For its price, Uniden includes an impressive array of features on the UDC-7M. The 7-megapixel unit features 3X optical and 4X digital zoom, as well as six white balance modes and light sensitivity ranging from ISO 80 to ISO 800 (and ISO 3200 -- lamp mode).

The 15 scene modes include common offerings such as Auto, Sports, Portrait, Fireworks, Beach and Vivid, as well as a few more interesting ones like Still Photo Image with Audio, Blur-Reduction and Face Chaser (which recognises faces in the frame and locks them into auto-focus). The QuickTime movie mode produces videos with a resolution of up to 640x480, at a speed of 30fps.

The UDC-7M performed quite well in terms of utilising its functions. Menus were easy to navigate, and we had no issues that required resorting to the instruction manual. Start-up time and shutter lag were not very impressive, definitely not among the quicker compacts we've seen, though shot-to-shot time fared a little better at about two seconds. One quirk we found was the placement of the burst mode -- included in a menu accessible through the movie mode button, we found it illogical and stumbled upon it accidentally. Once found though, the two frame per second function lived up to its promise, though again not the fastest available.

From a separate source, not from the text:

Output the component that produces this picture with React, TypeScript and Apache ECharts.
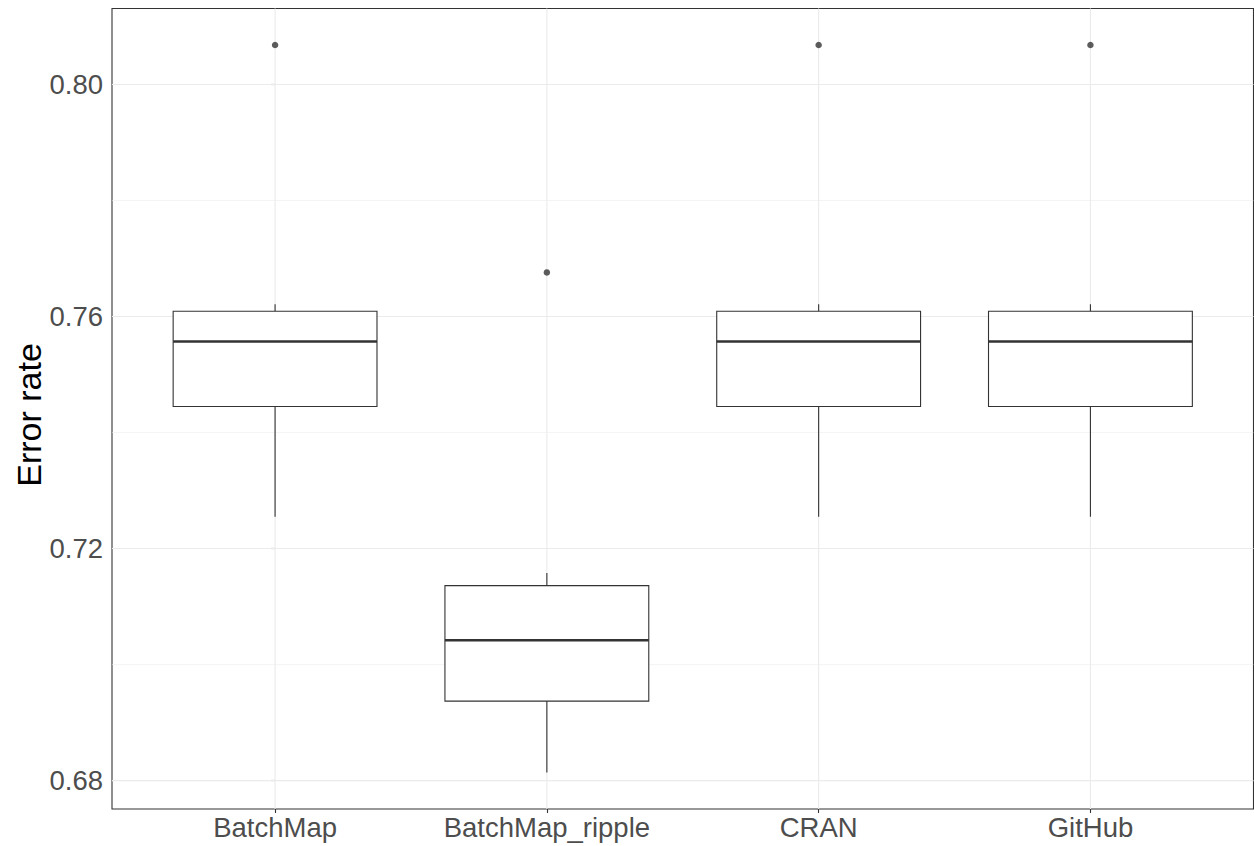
import React, { useEffect, useRef } from "react";
import * as echarts from "echarts";

const categories = ["BatchMap", "BatchMap_ripple", "CRAN", "GitHub"];
// [lower whisker, Q1, median, Q3, upper whisker]
const boxStats = [
  [0.7255, 0.7445, 0.7557, 0.7609, 0.7621],
  [0.6814, 0.6937, 0.7042, 0.7136, 0.7158],
  [0.7255, 0.7445, 0.7557, 0.7609, 0.7621],
  [0.7255, 0.7445, 0.7557, 0.7609, 0.7621],
];
// [category index, value]
const outliers = [
  [0, 0.8068],
  [1, 0.7676],
  [2, 0.8068],
  [3, 0.8068],
];
const yMajorTicks = [0.68, 0.72, 0.76, 0.8];
const yMinorTicks = [0.7, 0.74, 0.78];
const yMin = 0.6751;
const yMax = 0.8131;
const yTitle = "Error rate";

const FONT = "'Liberation Sans', Arial, Helvetica, sans-serif";

export default function App() {
  const ref = useRef<HTMLDivElement>(null);
  useEffect(() => {
    document.body.style.margin = "0";
    if (!ref.current) return;
    const chart = echarts.init(ref.current, null, { renderer: "svg" });
    const catIdx = categories.map((_, i) => i);

    const hLine = (lw: number) => (params: any, api: any) => {
      const cs = params.coordSys;
      const p = api.coord([0, api.value(0)]);
      return {
        type: "line",
        shape: { x1: cs.x, y1: p[1], x2: cs.x + cs.width, y2: p[1] },
        style: { stroke: "#ebebeb", lineWidth: lw },
        silent: true,
      };
    };

    chart.setOption({
      animation: false,
      backgroundColor: "#ffffff",
      grid: {
        left: 112,
        top: 8.5,
        width: 1141.5,
        height: 800.5,
        show: true,
        borderColor: "#333333",
        borderWidth: 1.1,
        backgroundColor: "#ffffff",
        containLabel: false,
      },
      xAxis: {
        type: "value",
        min: -0.6,
        max: 3.6,
        splitLine: { show: false },
        axisLine: { show: false },
        axisTick: {
          show: true,
          customValues: catIdx,
          length: 4,
          lineStyle: { color: "#333333", width: 1.1 },
        },
        axisLabel: {
          customValues: catIdx,
          formatter: (v: number) => categories[Math.round(v)] ?? "",
          fontFamily: FONT,
          fontSize: 27.5,
          color: "#4d4d4d",
          margin: 4,
        },
      },
      yAxis: {
        type: "value",
        min: yMin,
        max: yMax,
        splitLine: { show: false },
        axisLine: { show: false },
        axisTick: {
          show: true,
          customValues: yMajorTicks,
          length: 4,
          lineStyle: { color: "#333333", width: 1.1 },
        },
        axisLabel: {
          customValues: yMajorTicks,
          formatter: (v: number) => v.toFixed(2),
          fontFamily: FONT,
          fontSize: 27.5,
          color: "#4d4d4d",
          margin: 9,
        },
      },
      graphic: [
        {
          type: "text",
          x: 29,
          y: 415,
          rotation: Math.PI / 2,
          style: {
            text: yTitle,
            font: `34px ${FONT}`,
            fill: "#000000",
            textAlign: "center",
            textVerticalAlign: "middle",
          },
        },
      ],
      series: [
        {
          type: "custom",
          z: 1,
          silent: true,
          data: yMinorTicks.map((v) => [v]),
          encode: { y: 0 },
          renderItem: hLine(0.55),
        },
        {
          type: "custom",
          z: 1,
          silent: true,
          data: yMajorTicks.map((v) => [v]),
          encode: { y: 0 },
          renderItem: hLine(1.1),
        },
        {
          type: "custom",
          z: 1,
          silent: true,
          data: catIdx.map((i) => [i]),
          encode: { x: 0 },
          renderItem: (params: any, api: any) => {
            const cs = params.coordSys;
            const p = api.coord([api.value(0), yMin]);
            return {
              type: "line",
              shape: { x1: p[0], y1: cs.y, x2: p[0], y2: cs.y + cs.height },
              style: { stroke: "#ebebeb", lineWidth: 1.1 },
              silent: true,
            };
          },
        },
        {
          type: "custom",
          z: 3,
          data: boxStats.map((s, i) => [i, ...s]),
          encode: { x: 0, y: [1, 2, 3, 4, 5] },
          renderItem: (params: any, api: any) => {
            const x = api.value(0);
            const lo = api.coord([x, api.value(1)]);
            const q1 = api.coord([x, api.value(2)]);
            const med = api.coord([x, api.value(3)]);
            const q3 = api.coord([x, api.value(4)]);
            const hi = api.coord([x, api.value(5)]);
            const half = api.size([0.75, 0])[0] / 2;
            const cx = lo[0];
            const stroke = "#333333";
            return {
              type: "group",
              children: [
                {
                  type: "line",
                  shape: { x1: cx, y1: q3[1], x2: cx, y2: hi[1] },
                  style: { stroke, lineWidth: 1.1 },
                },
                {
                  type: "line",
                  shape: { x1: cx, y1: q1[1], x2: cx, y2: lo[1] },
                  style: { stroke, lineWidth: 1.1 },
                },
                {
                  type: "rect",
                  shape: { x: cx - half, y: q3[1], width: half * 2, height: q1[1] - q3[1] },
                  style: { fill: "#ffffff", stroke, lineWidth: 1.1 },
                },
                {
                  type: "line",
                  shape: { x1: cx - half, y1: med[1], x2: cx + half, y2: med[1] },
                  style: { stroke, lineWidth: 2.6 },
                },
              ],
            };
          },
        },
        {
          type: "scatter",
          z: 4,
          data: outliers,
          symbol: "circle",
          symbolSize: 6.5,
          itemStyle: { color: "#333333" },
        },
      ],
    });
    return () => chart.dispose();
  }, []);
  return <div ref={ref} style={{ width: 1254, height: 846 }} />;
}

Battery life on the Uniden UDC-7M was excellent, living up to its claim of 300 shots per charge with the included lithium ion battery. We were quite impressed with this result, especially as there is no optical viewfinder to use as an alternate to the LCD in order to save power.

Image Quality
Image quality is where the UDC-7M let us down. Our photos were soft, and often blurred. They looked decent enough on the camera's LCD, but when downloaded and viewed at full size, were quite disappointing. Colours were not truly represented, though when using the Black and White and Sepia settings, our results improved slightly. Image noise was significant as we increased the ISO settings, which is expected, but we felt the UDC-7M produced more noise than was acceptable.

As Uniden's first foray into the digital camera space, the UDC-7M could be worse. Good features and easy operation for a low price make it seem like a good deal, but until the image quality issues are ironed out, there are better offerings out there for the same price -- or less.